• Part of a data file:
* * * * *

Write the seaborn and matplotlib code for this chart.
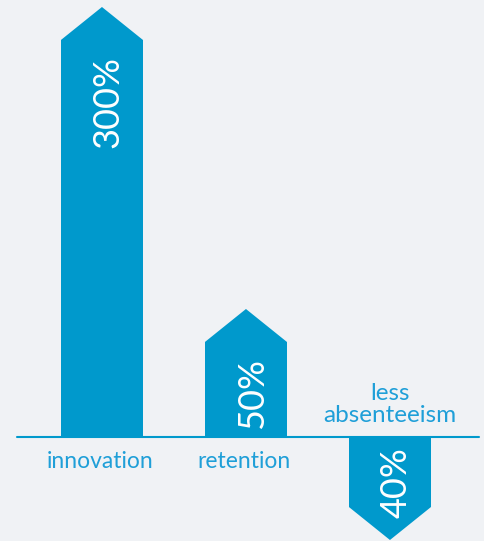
import matplotlib
matplotlib.use("Agg")
import matplotlib.pyplot as plt
import matplotlib.transforms as mtransforms
from matplotlib.patches import Polygon
import seaborn as sns
import pandas as pd

# ---- data ----
categories = ["innovation", "retention", "less\nabsenteeism"]
value_labels = ["300%", "50%", "40%"]
# drawn arrow-body lengths (not to scale with labels)
bar_lengths = [397, 95, -70]
tip_length = 33

BAR = "#0099cc"
TXT = "#1f9fd8"
BG = "#f0f2f5"

sns.set_theme(style="white")
plt.rcParams["font.family"] = ["Lato", "DejaVu Sans"]

df = pd.DataFrame({"cat": categories, "len": bar_lengths})

fig = plt.figure(figsize=(4.85, 5.41), dpi=100, facecolor=BG)
ax = fig.add_axes([0, 0, 1, 1])
ax.set_facecolor(BG)

sns.barplot(data=df, x="cat", y="len", color=BAR, width=0.57,
            saturation=1, ax=ax, edgecolor="none", linewidth=0)

ax.set_xlim(-0.708, 2.66)
ax.set_ylim(-104, 437)
ax.axis("off")

# arrow tips
for p, L in zip(ax.patches, bar_lengths):
    x0 = p.get_x()
    w = p.get_width()
    d = 1 if L > 0 else -1
    tri = Polygon([[x0, L], [x0 + w, L], [x0 + w / 2, L + d * tip_length]],
                  closed=True, facecolor=BAR, edgecolor="none", zorder=p.get_zorder())
    ax.add_patch(tri)

# baseline
ax.axhline(0, xmin=17 / 485, xmax=479 / 485, color=BAR, lw=1.5, zorder=3)

# rotated value labels
off = mtransforms.ScaledTranslation(12 / 72, 0, fig.dpi_scale_trans)
for i, (L, lab) in enumerate(zip(bar_lengths, value_labels)):
    y = L - 16 if L > 0 else -10
    ax.text(i, y, lab, rotation=90, rotation_mode="anchor", ha="right",
            va="baseline", color="white", fontsize=26,
            transform=ax.transData + off, zorder=4)

# category labels
for i, (L, c) in enumerate(zip(bar_lengths, categories)):
    if L > 0:
        ax.text(i - 0.015, -25, c, ha="center", va="center", color=TXT, fontsize=16.5)
    else:
        ax.text(i, 11, c, ha="center", va="bottom", color=TXT, fontsize=17.5,
                linespacing=1.05)

fig.savefig("out.png", dpi=100, facecolor=BG)
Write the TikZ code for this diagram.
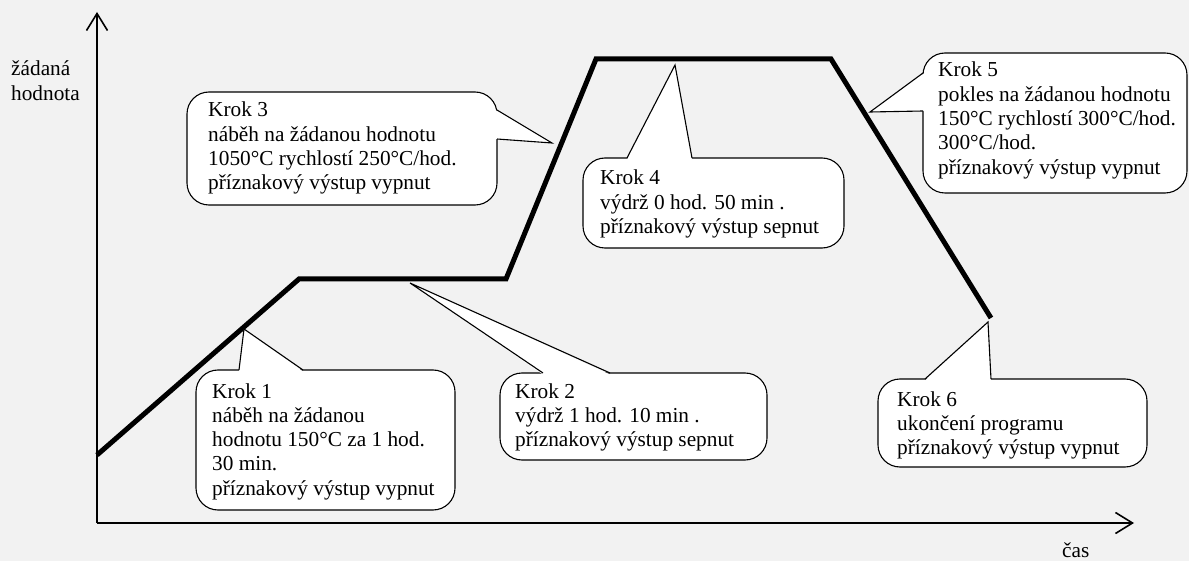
\documentclass[tikz,border=0pt]{standalone}
\usepackage{fontspec}
\setmainfont{Liberation Serif}
\usetikzlibrary{arrows.meta}
\definecolor{bgc}{HTML}{F2F2F2}
\begin{document}
\begin{tikzpicture}[x=1pt,y=-1pt,
  curve/.style={line width=5pt,line join=miter},
  axis/.style={line width=1.6pt,-{Straight Barb[length=17pt,width=21pt,line width=1.6pt]}},
  box/.style={fill=white,draw=black,line width=1.1pt,rounded corners=22pt},
  ptr/.style={draw=black,line width=1.1pt,line join=miter},
  txt/.style={anchor=base west,inner sep=0pt,align=left,font=\fontsize{21.3}{24.3}\selectfont}]
\useasboundingbox (0,0) rectangle (1189,561);
\fill[bgc] (0,0) rectangle (1189,561);
% axes
\coordinate (O) at (97,523);
\coordinate (Ytip) at (97,12);
\coordinate (Xtip) at (1134,523);
\draw[axis] (O) -- (Ytip);
\draw[axis] (O) -- (Xtip);
% text nodes are anchored at the baseline of their last line
\node[txt,font=\fontsize{21.3}{25}\selectfont] (ylab) at (11,101) {žádaná\\hodnota};
\node[txt] (xlab) at (1062,557) {čas};
% curve
\coordinate (p0) at (97,455);
\coordinate (p1) at (299,279);
\coordinate (p2) at (506,279);
\coordinate (p3) at (596,59);
\coordinate (p4) at (831,59);
\coordinate (p5) at (991,318);
\draw[curve] (p0) -- (p1) -- (p2) -- (p3) -- (p4) -- (p5);
% callout 1
\coordinate (c1) at (244,329);
\draw[box] (196,370) rectangle (455,510);
\fill[white] (239,371.5) -- (c1) -- (303,371.5) -- cycle;
\draw[ptr] (239,370) -- (c1) -- (303,370);
\node[txt] (t1) at (212,495.2) {Krok 1\\náběh na žádanou\\hodnotu 150°C za 1 hod.\\30 min.\\příznakový výstup vypnut};
% callout 2
\coordinate (c2) at (410,283);
\draw[box] (500,373) rectangle (767,460);
\fill[white] (543,374.5) -- (c2) -- (610,374.5) -- cycle;
\draw[ptr] (543,373) -- (c2) -- (610,373);
\node[txt] (t2) at (515,446.6) {Krok 2\\výdrž 1 hod. 10 min .\\příznakový výstup sepnut};
% callout 3
\coordinate (c3) at (552,143);
\draw[box] (187,92) rectangle (497,205);
\fill[white] (495.5,110) -- (c3) -- (495.5,139) -- cycle;
\draw[ptr] (497,110) -- (c3) -- (497,139);
\node[txt] (t3) at (208,189.9) {Krok 3\\náběh na žádanou hodnotu\\1050°C rychlostí 250°C/hod.\\příznakový výstup vypnut};
% callout 4
\coordinate (c4) at (675,65);
\draw[box] (583,158) rectangle (844,248);
\fill[white] (627,159.5) -- (c4) -- (692,159.5) -- cycle;
\draw[ptr] (627,158) -- (c4) -- (692,158);
\node[txt] (t4) at (600,233.6) {Krok 4\\výdrž 0 hod. 50 min .\\příznakový výstup sepnut};
% callout 5
\coordinate (c5) at (870,112);
\draw[box] (923,53) rectangle (1187,193);
\fill[white] (924.5,73) -- (c5) -- (924.5,111) -- cycle;
\draw[ptr] (923,73) -- (c5) -- (923,111);
\node[txt] (t5) at (938,174.2) {Krok 5\\pokles na žádanou hodnotu\\150°C rychlostí 300°C/hod.\\300°C/hod.\\příznakový výstup vypnut};
% callout 6
\coordinate (c6) at (988,322);
\draw[box] (878,379) rectangle (1147,467);
\fill[white] (925,380.5) -- (c6) -- (991,380.5) -- cycle;
\draw[ptr] (925,379) -- (c6) -- (991,379);
\node[txt] (t6) at (897,454.6) {Krok 6\\ukončení programu\\příznakový výstup vypnut};
\end{tikzpicture}
\end{document}
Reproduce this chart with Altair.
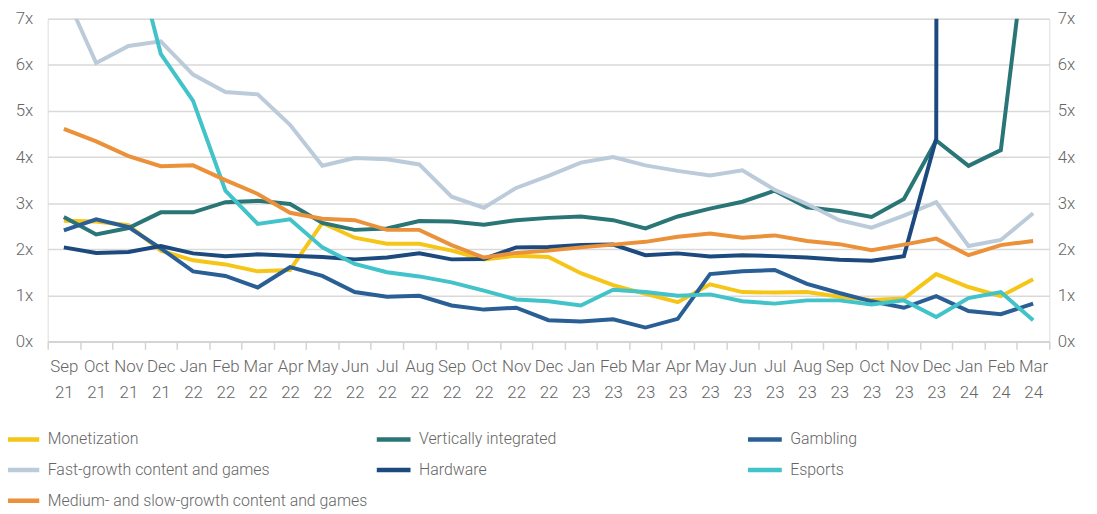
import altair as alt
import pandas as pd

months = ["Sep 21", "Oct 21", "Nov 21", "Dec 21", "Jan 22", "Feb 22", "Mar 22", "Apr 22",
          "May 22", "Jun 22", "Jul 22", "Aug 22", "Sep 22", "Oct 22", "Nov 22", "Dec 22",
          "Jan 23", "Feb 23", "Mar 23", "Apr 23", "May 23", "Jun 23", "Jul 23", "Aug 23",
          "Sep 23", "Oct 23", "Nov 23", "Dec 23", "Jan 24", "Feb 24", "Mar 24"]

series_names = ["Monetization", "Vertically integrated", "Gambling",
                "Fast-growth content and games", "Hardware", "Esports",
                "Medium- and slow-growth content and games"]
series_colors = ["#F5C518", "#2A7576", "#2A5F96", "#BCCBDA", "#1C4A7E", "#42C2C9", "#EB913A"]

monetization = [2.62, 2.6, 2.52, 1.97, 1.76, 1.67, 1.52, 1.55, 2.57, 2.25, 2.12, 2.12, 1.97, 1.78,
                1.86, 1.83, 1.48, 1.22, 1.03, 0.85, 1.24, 1.07, 1.06, 1.07, 0.97, 0.9, 0.93, 1.46,
                1.18, 0.98, 1.35]
vertically_integrated = [2.7, 2.32, 2.46, 2.8, 2.8, 3.02, 3.05, 2.98, 2.57, 2.42, 2.45, 2.61, 2.6,
                         2.53, 2.63, 2.68, 2.71, 2.63, 2.45, 2.71, 2.88, 3.03, 3.27, 2.91, 2.83,
                         2.7, 3.09, 4.36, 3.81, 4.15, 9.9]
gambling = [2.41, 2.65, 2.48, 2.02, 1.52, 1.42, 1.17, 1.61, 1.42, 1.07, 0.97, 0.99, 0.78, 0.69,
            0.73, 0.46, 0.43, 0.48, 0.3, 0.49, 1.46, 1.52, 1.55, 1.25, 1.05, 0.87, 0.73, 0.98,
            0.66, 0.59, 0.82]
fast_growth = [7.6, 6.04, 6.41, 6.51, 5.79, 5.41, 5.36, 4.7, 3.81, 3.98, 3.95, 3.84, 3.14, 2.9,
               3.33, 3.59, 3.88, 4.0, 3.82, 3.7, 3.6, 3.71, 3.29, 2.98, 2.63, 2.47, 2.73, 3.02,
               2.07, 2.2, 2.78]
hardware = [2.04, 1.92, 1.94, 2.07, 1.91, 1.85, 1.89, 1.86, 1.83, 1.78, 1.82, 1.91, 1.78, 1.79,
            2.04, 2.05, 2.09, 2.1, 1.87, 1.91, 1.84, 1.87, 1.85, 1.82, 1.77, 1.75, 1.85, 4.4,
            500.0, None, None]
esports = [11.0, 10.0, 8.95, 6.24, 5.22, 3.27, 2.55, 2.65, 2.04, 1.68, 1.5, 1.41, 1.28, 1.1,
           0.91, 0.87, 0.78, 1.12, 1.07, 0.99, 1.02, 0.87, 0.82, 0.89, 0.89, 0.8, 0.89, 0.53,
           0.94, 1.07, 0.46]
medium_slow = [4.61, 4.34, 4.02, 3.8, 3.82, 3.5, 3.2, 2.79, 2.66, 2.63, 2.42, 2.42, 2.09, 1.82,
               1.92, 1.97, 2.04, 2.1, 2.16, 2.27, 2.34, 2.25, 2.3, 2.18, 2.11, 1.98, 2.1, 2.23,
               1.87, 2.09, 2.18]

all_values = [monetization, vertically_integrated, gambling, fast_growth, hardware, esports, medium_slow]

rows = []
for name, vals in zip(series_names, all_values):
    for m, v in zip(months, vals):
        if v is not None:
            rows.append({"month": m, "series": name, "value": v, "order": series_names.index(name)})
df = pd.DataFrame(rows)

FONT = "Roboto"
GREY = "#666666"

x = alt.X("month:N", sort=months, bandPosition=0.5,
          scale=alt.Scale(type="band", paddingInner=0, paddingOuter=0),
          axis=alt.Axis(title=None, tickBand="extent", grid=False, labelAngle=0,
                        labelExpr="split(datum.label, ' ')", labelFont=FONT, labelFontSize=17,
                        labelFontWeight=300, labelColor=GREY, labelLineHeight=27, labelPadding=9,
                        tickSize=8, tickColor="#d4d4d4", tickWidth=1.5, domainColor="#d4d4d4",
                        domainWidth=2, labelBaseline="top"))

yscale = alt.Scale(domain=[0, 7], nice=False)

lines = alt.Chart(df).mark_line(strokeWidth=4, clip=True).encode(
    x=x,
    y=alt.Y("value:Q", scale=yscale,
            axis=alt.Axis(title=None, values=[0, 1, 2, 3, 4, 5, 6, 7], labelExpr="datum.value + 'x'",
                          labelFont=FONT, labelFontSize=17, labelFontWeight=300, labelColor=GREY,
                          ticks=False, domain=False, labelPadding=15, gridColor="#d9d9d9",
                          gridWidth=1.5)),
    color=alt.Color("series:N", sort=series_names,
                    scale=alt.Scale(domain=series_names, range=series_colors),
                    legend=alt.Legend(orient="none", legendX=-45, legendY=404, columns=3,
                                      direction="horizontal", title=None, symbolType="stroke",
                                      symbolStrokeWidth=4.5, symbolSize=1156, labelFont=FONT,
                                      labelFontSize=16, labelFontWeight=300, labelColor=GREY,
                                      labelLimit=0, gridAlign="all", columnPadding=-1,
                                      rowPadding=2, labelOffset=6, padding=0)),
    order=alt.Order("order:Q"),
    detail="series:N",
)

right = alt.Chart(df).mark_line(opacity=0).encode(
    x=x,
    y=alt.Y("value:Q", scale=yscale,
            axis=alt.Axis(title=None, orient="right", values=[0, 1, 2, 3, 4, 5, 6, 7],
                          labelExpr="datum.value + 'x'", labelFont=FONT, labelFontSize=17,
                          labelFontWeight=300, labelColor=GREY, ticks=False, domain=False,
                          grid=False, labelPadding=8)),
    detail="series:N",
)

chart = alt.layer(lines, right).resolve_scale(y="independent").properties(
    width=1009, height=325,
    autosize=alt.AutoSizeParams(type="none"),
    padding={"left": 40, "top": 9, "right": 40, "bottom": 170},
).configure_view(stroke=None).configure(background="white")

chart.save("out.html", embed_options={"renderer": "svg", "actions": False})
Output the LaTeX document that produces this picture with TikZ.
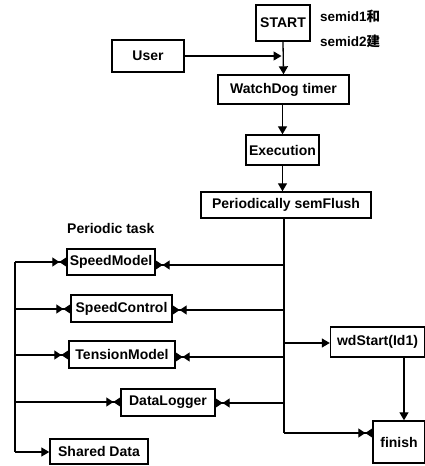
\documentclass[tikz,border=0pt]{standalone}
\usepackage{fontspec}
\setmainfont{Liberation Sans}
\newfontfamily\cjk{Noto Sans CJK SC}
\usetikzlibrary{arrows.meta}
\tikzset{
  box/.style={draw, line width=1.4pt, inner sep=1pt, align=center,
    font=\fontsize{14}{16}\selectfont\bfseries},
  lbl/.style={font=\fontsize{13.5}{15}\selectfont\bfseries, inner sep=0pt, anchor=west},
  conn/.style={line width=1.3pt},
  tri/.style={conn, -{Triangle[length=8pt,width=9pt]}},
  bow/.style={conn, -{Triangle[length=7pt,width=9pt,sep=0pt] Triangle[length=7pt,width=9pt,reversed]}},
}
\begin{document}
\begin{tikzpicture}[x=1pt,y=-1pt]
\useasboundingbox (0,0) rectangle (425,466);

% upper chain
\node[box, minimum width=54pt, minimum height=36pt] (start) at (283,23) {START};
\node[lbl] (s1) at (320,16) {semid1{\cjk 和}};
\node[lbl] (s2) at (320,41) {semid2{\cjk 建}};
\node[box, minimum width=72pt, minimum height=32pt] (user) at (148,56) {User};
\node[box, minimum width=131pt, minimum height=29pt] (wd) at (283.5,89.5) {WatchDog timer};
\node[box, minimum width=73pt, minimum height=30pt] (exe) at (282.5,150) {Execution};
\node[box, minimum width=170pt, minimum height=26pt] (flush) at (286,205) {Periodically semFlush};

% periodic tasks
\node[lbl] (pt) at (67,228) {\fontsize{14}{16}\selectfont Periodic task};
\node[box, minimum width=88pt, minimum height=26pt] (sm) at (111,262) {SpeedModel};
\node[box, minimum width=101pt, minimum height=27pt] (sc) at (121.5,308.5) {SpeedControl};
\node[box, minimum width=106pt, minimum height=27pt] (tm) at (122,354.5) {TensionModel};
\node[box, minimum width=94pt, minimum height=27pt] (dl) at (168,402.5) {DataLogger};
\node[box, minimum width=98pt, minimum height=25pt] (sd) at (99,451.5) {Shared Data};
\node[box, minimum width=94pt, minimum height=30pt] (wds) at (377.5,342) {wdStart(Id1)};
\node[box, minimum width=52pt, minimum height=42pt] (fin) at (399,442) {finish};

% main flow
\draw[tri] (start.south) -- (wd.north);
\draw[tri, shorten >=1.5pt] (user.east) -- (user.east -| start.south);
\draw[tri] (wd.south -| exe.north) -- (exe.north);
\draw[tri] (exe.south) -- (exe.south |- flush.north);

% trunk from semFlush
\coordinate (t1) at (284,265);
\coordinate (t2) at (284,310);
\coordinate (t3) at (284,343);
\coordinate (t4) at (284,357);
\coordinate (t5) at (284,403);
\coordinate (t6) at (284,433);
\draw[conn] (flush.south -| t1) -- (t6);
\draw[bow] (t1) -- (t1 -| sm.east);
\draw[bow] (t2) -- (t2 -| sc.east);
\draw[tri] (t3) -- (t3 -| wds.west);
\draw[bow] (t4) -- (t4 -| tm.east);
\draw[bow] (t5) -- (t5 -| dl.east);
\draw[bow] (t6) -- (t6 -| fin.west);
\draw[tri] (wds.south -| 404,0) -- (fin.north -| 404,0);

% left bus
\coordinate (b1) at (15,262);
\coordinate (b2) at (15,309);
\coordinate (b3) at (15,355);
\coordinate (b4) at (15,402);
\coordinate (b5) at (15,452);
\draw[conn] (b1) -- (b5);
\draw[bow] (b1) -- (b1 -| sm.west);
\draw[bow] (b2) -- (b2 -| sc.west);
\draw[bow] (b3) -- (b3 -| tm.west);
\draw[bow] (b4) -- (b4 -| dl.west);
\draw[tri] (b5) -- (b5 -| sd.west);
\end{tikzpicture}
\end{document}
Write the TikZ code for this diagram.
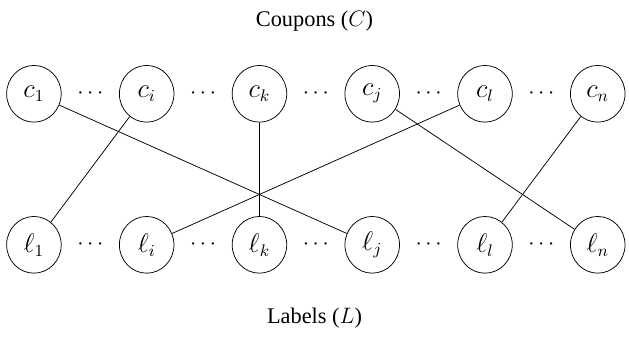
\documentclass[tikz,border=0pt]{standalone}
\usepackage{fontspec}
\setmainfont{Liberation Serif}
\usetikzlibrary{shapes.geometric}

\newcommand{\varW}{11.87}
\newcommand{\varH}{6.38}
\newcommand{\varxo}{0.64}
\newcommand{\varsep}{2.128}
\newcommand{\vartop}{-1.77}
\newcommand{\varbot}{-4.62}

\begin{document}
\begin{tikzpicture}[every node/.style={font=\large},
	vertex/.style={draw, ellipse, minimum width=1.03cm, minimum height=1.07cm, inner sep=0pt,
		font=\fontsize{13.5}{16}\selectfont}]

	% frame
	\useasboundingbox (0,0) rectangle (\varW,-\varH);

	% captions
	\node (coupons) at (.5*\varW,-0.4) {Coupons ($C$)};
	\node (labels) at (.5*\varW,-6.0) {Labels ($L$)};

	% vertices
	\foreach \idx [count=\n from 0] in {1,i,k,j,l,n} {
		\node [vertex] (c\idx) at (\varxo+\n*\varsep,\vartop) {$c_{\idx}$};
		\node [vertex] (l\idx) at (\varxo+\n*\varsep,\varbot) {$\ell_{\idx}$};
	}

	% dots
	\foreach \n in {0,...,4} {
		\node (dc\n) at (\varxo+\n*\varsep+.5*\varsep,\vartop) {$\cdots$};
		\node (dl\n) at (\varxo+\n*\varsep+.5*\varsep,\varbot) {$\cdots$};
	}

	% edges
	\draw (c1) -- (lj);
	\draw (ci) -- (l1);
	\draw (ck) -- (lk);
	\draw (cj) -- (ln);
	\draw (cl) -- (li);
	\draw (cn) -- (ll);
\end{tikzpicture}
\end{document}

* * * * *

• The exercise: Return each line with "this".

• Final result:
Write the seaborn and matplotlib code for this chart.
Write the TikZ code for this diagram.
Reproduce this chart with Altair.
Output the LaTeX document that produces this picture with TikZ.
Write the TikZ code for this diagram.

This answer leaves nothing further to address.